Steam drifts from cracks in the buckled tarmac, slow and steady, as if the earth itself is breathing. Centralia, Pennsylvania, smells faintly of sulphur on still days, and in winter the hillsides stay snowless in circles where the subsurface temperature keeps the ground warm. The silence is the loudest part — a town once home to over a thousand people, now emptied to fewer than five.

A fire ignited in a coal seam beneath Centralia in 1962 has never been extinguished. The blaze consumed the mine network below the town, buckling Route 61 so severely the road was condemned and abandoned — its cracked surface became a canvas for decades of spray-painted graffiti. Nearly every structure has been demolished or reclaimed by vegetation, but St. Ignatius Cemetery remains intact above the burning seam, its headstones undisturbed as the fire passed beneath. The few remaining residents refused government buyout offers and live in houses surrounded by condemned foundations and empty lots. Geologists estimate the fire could burn for another 250 years, fed by the anthracite reserves that stretch beneath the surrounding hills.

Terrain map
40.804° N · 76.342° W
Best For

Solo

Centralia rewards the kind of traveller who finds abandoned places compelling rather than sad.
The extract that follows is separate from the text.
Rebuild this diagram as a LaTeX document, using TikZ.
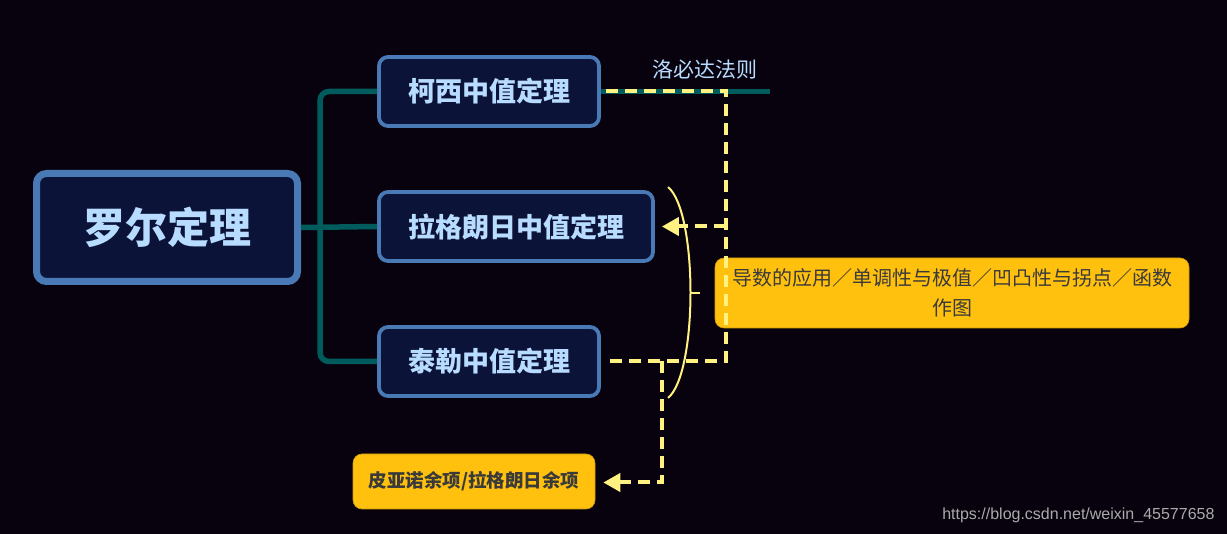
\documentclass[tikz,border=0pt]{standalone}
\usepackage{fontspec}
\newfontfamily\cjk{Noto Sans CJK SC}
\setsansfont{Liberation Sans}
\usetikzlibrary{arrows.meta}
\definecolor{bg}{RGB}{8,2,14}
\definecolor{boxfill}{RGB}{11,19,56}
\definecolor{boxline}{RGB}{74,122,181}
\definecolor{txtblue}{RGB}{184,220,255}
\definecolor{teal1}{RGB}{0,92,92}
\definecolor{dashy}{RGB}{255,242,128}
\definecolor{orng}{RGB}{255,193,14}
\definecolor{darktxt}{RGB}{58,58,58}
\definecolor{wm}{RGB}{170,170,170}
\tikzset{
  topicbox/.style={draw=boxline, fill=boxfill, line width=3.8pt, rounded corners=9pt,
    text=txtblue, font=\cjk\bfseries\fontsize{27}{31}\selectfont, inner sep=0pt,
    minimum height=69pt},
  rootbox/.style={draw=boxline, fill=boxfill, line width=7pt, rounded corners=10pt,
    text=txtblue, font=\cjk\bfseries\fontsize{42}{48}\selectfont, inner sep=0pt,
    minimum width=261pt, minimum height=108pt},
  notebox/.style={fill=orng, draw=orng!80!black, line width=0.6pt, rounded corners=9pt,
    text=darktxt, inner sep=0pt, align=center},
  treeline/.style={draw=teal1, line width=5.5pt},
  dashline/.style={draw=dashy, line width=4pt, dash pattern=on 12pt off 7pt},
  dashtip/.style={-{Triangle[length=17pt,width=18pt,fill=dashy]}},
}
\begin{document}
\begin{tikzpicture}[x=1pt,y=-1pt]
\fill[bg] (0,0) rectangle (1227,534);
\useasboundingbox (0,0) rectangle (1227,534);

\node[rootbox] (root) at (167,227.5) {罗尔定理};
\node[topicbox, minimum width=220pt] (b1) at (489,91.5) {柯西中值定理};
\node[topicbox, minimum width=274pt] (b2) at (516,226.5) {拉格朗日中值定理};
\node[topicbox, minimum width=220pt] (b3) at (489,361.5) {泰勒中值定理};

\coordinate (trunk) at (320,226.5);
\draw[treeline] (root.east) -- (b2.west);
\draw[treeline, rounded corners=9pt] (b1.west) -| (trunk) |- (b3.west);

\coordinate (lend) at (770,91.5);
\draw[treeline, line width=4.5pt] (b1.east) -- (lend);
\node[text=txtblue, font=\cjk\fontsize{21}{25}\selectfont] (lbl) at (705,70) {洛必达法则};

% bracket
\coordinate (brtop) at (668,187);
\coordinate (brbot) at (668,398);
\coordinate (brmid) at (690,293);
\coordinate (brtick) at (700,293);
\draw[dashy, line width=2pt] (brtop) .. controls (698,212) and (698,373) .. (brbot);
\draw[dashy, line width=2pt] (brmid) -- (brtick);

\node[notebox, minimum width=474pt, minimum height=70pt,
  font=\cjk\fontsize{20}{30}\selectfont] (note) at (952,293)
  {导数的应用／单调性与极值／凹凸性与拐点／函数\\作图};
\node[notebox, minimum width=242pt, minimum height=55pt,
  font=\cjk\bfseries\fontsize{18.5}{22}\selectfont] (rem) at (474,481.5)
  {皮亚诺余项/拉格朗日余项};

% dashed connectors
\coordinate (d1) at (726,91.5);
\coordinate (d2) at (726,361.5);
\coordinate (dm) at (726,226.5);
\coordinate (e1) at (662,361.5);
\coordinate (e2) at (662,482.5);
\draw[dashline] ([xshift=5pt]b1.east) -- (d1) -- (d2) -- ([xshift=5pt]b3.east);
\draw[dashline, dashtip, shorten >=7pt] (dm) -- (b2.east);
\draw[dashline, dashtip, shorten >=8pt] (e1) -- (e2) -- (rem.east |- e2);

\node[text=wm, font=\sffamily\fontsize{16}{18}\selectfont, anchor=east] (wmark) at (1218,515) {https://blog.csdn.net/weixin\_45577658};
\end{tikzpicture}
\end{document}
Walking the empty streets alone, with steam rising from vents and no sound but wind, is an experience that loses its weight with company.

Friends

The surreal landscape — spray-painted highway, steaming hillsides, abandoned foundations — lends itself to exploration with people who share a taste for the uncanny. The coal-country diners in neighbouring towns provide a grounding counterpoint.

Why This Place
  • Route 61's cracked surface buckled so severely from the subsurface fire that the road was condemned and closed, left as found — spray-painted by visitors for decades.
  • Steam rises from hillside vents year-round; in winter the ground directly above the burning seam remains snowless in a circle while everything surrounding it is covered.
  • The town once had over 1,000 residents — today fewer than five remain by choice, in houses surrounded by condemned foundations and demolished lots.
  • St. Ignatius Cemetery stands intact above the burning coal seam, its headstones undisturbed — the fire passed beneath it and the graves hold.
What to Eat

Pierogies and kielbasa from a coal-country diner in a neighbouring town.

Birch beer and scrapple at a roadside stop in Pennsylvania Dutch country.

Funnel cake dusted with powdered sugar from a regional fair vendor.